Session Report for Deflexion
played on Saturday, November 19, 2005
My father taught me to play Chess when I was ten years old. At that age I really enjoyed Chess and even taught it to one of my friends. While my Dad usually won at Chess occasionally I would beat him at it.
However, as the years went by both of us rarely ever played Chess again. In fact, I often joke around that, if I ever went back in time to meet my ten-year-old self, he would probably beat me quite easily at it. To be honest, I was never really good at any no-luck pure abstract games (like Go and Yinsh).
And so I was a little nervous playing my Dad at Deflexion, considering it has no luck to influence the gameplay.
My Dad especially wanted to play the game because he always held a fascination with mirrors and bouncing light. All I had to do was give him a brief description of the game weeks before I acquired the game and he was already excited to play it.
I finally got the game last Tuesday. However, I didn't get a chance to play it with my Dad until the weekend. When we first got together to play a game, it was the first time playing Deflexion for both of us.
My father played gold so he went first. I played silver.
The first piece that was removed was an accident on my Dad's part; his own laser struck one of his Pyramids. After that, I was able to take out both of his Obelisks (which remind me of bodyguards). Eventually I was able to zap another one of his Pyramids.
Eventually he had taken out three of my Pyramids and one of my Obelisks. I was starting to feel that I was getting sloppy in allowing my Pyramids to be taken since my Dad had more of his Pyramids left on the board than I did.
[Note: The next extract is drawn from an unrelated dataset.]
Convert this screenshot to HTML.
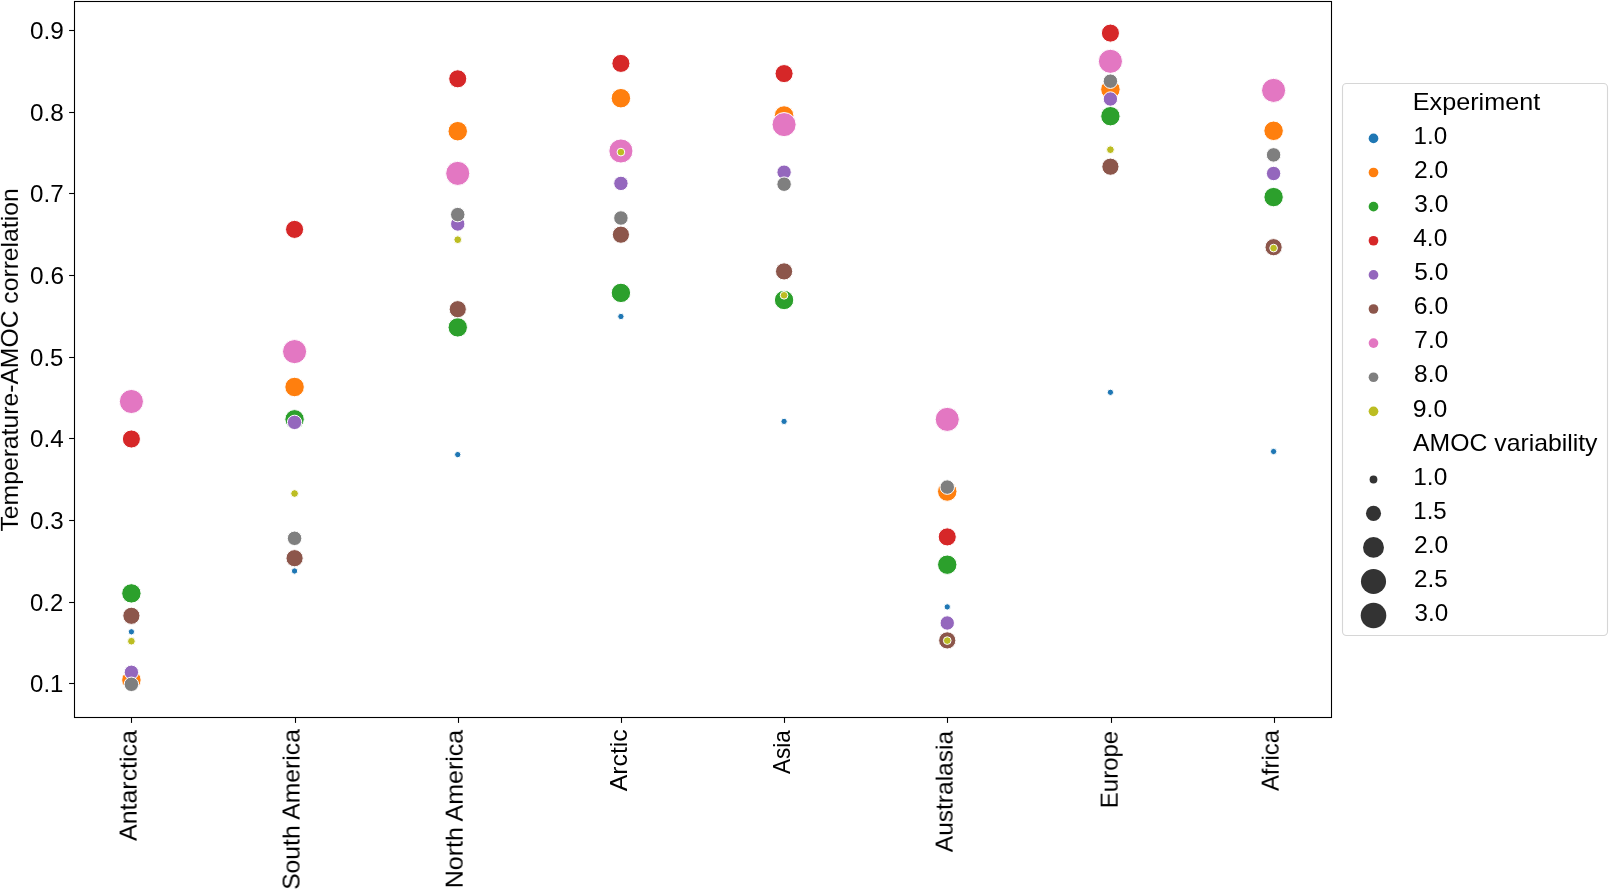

Originally, I tried to zap his Pharaoh by having my laser beam bounce twice: once off my Pyramid and then off my Djed positioned right in front of his Pharaoh. However, my Dad caught onto this rather quickly and positioned two of his Pyramids in such a way as to block any hope of the beam striking my Djed (the one that would redirect the beam toward his Pharaoh).
I marvelled at how my Dad was able to move a piece in such a way as to put my Pharaoh in danger as well as another key piece of mine. In order to save my piece I would allow my Dad to strike my Pharaoh and win the game; therefore, I had no choice but to sacrifice my piece.
The end of the game came about when my Dad was very close to zapping my Pharaoh. Preventing him from doing so would cost me another Pyramid on the other side of the board (which I didn't want to do), but I didn't really have a choice. However, I noticed that the Pyramid I would lose was one that I would eventually have to move out of the way of the path of my laser beam anyway, so I saved my Pharaoh and took out my (obstuctive) Pyramid at the same time.
And that was when the end of the game was apparent. There was no way my Dad could strike my Pharaoh in one move, but there was a way I could strike his on my next turn. Unfortunately for him, he could not make a move that would protect his Pharaoh in such a way that would prevent me from striking it on my very next turn. Therefore, he moved his Pharaoh one space and I zapped it after moving one Pyramid, thus winning the game for me.
We both agreed that it was a fun game. It was interesting how moving one piece could drastically change the path of both lasers, suddenly changing an offensive plan to a purely defensive one. Swapping the Djed pieces with the Pyramids also greatly altered the path of the lasers.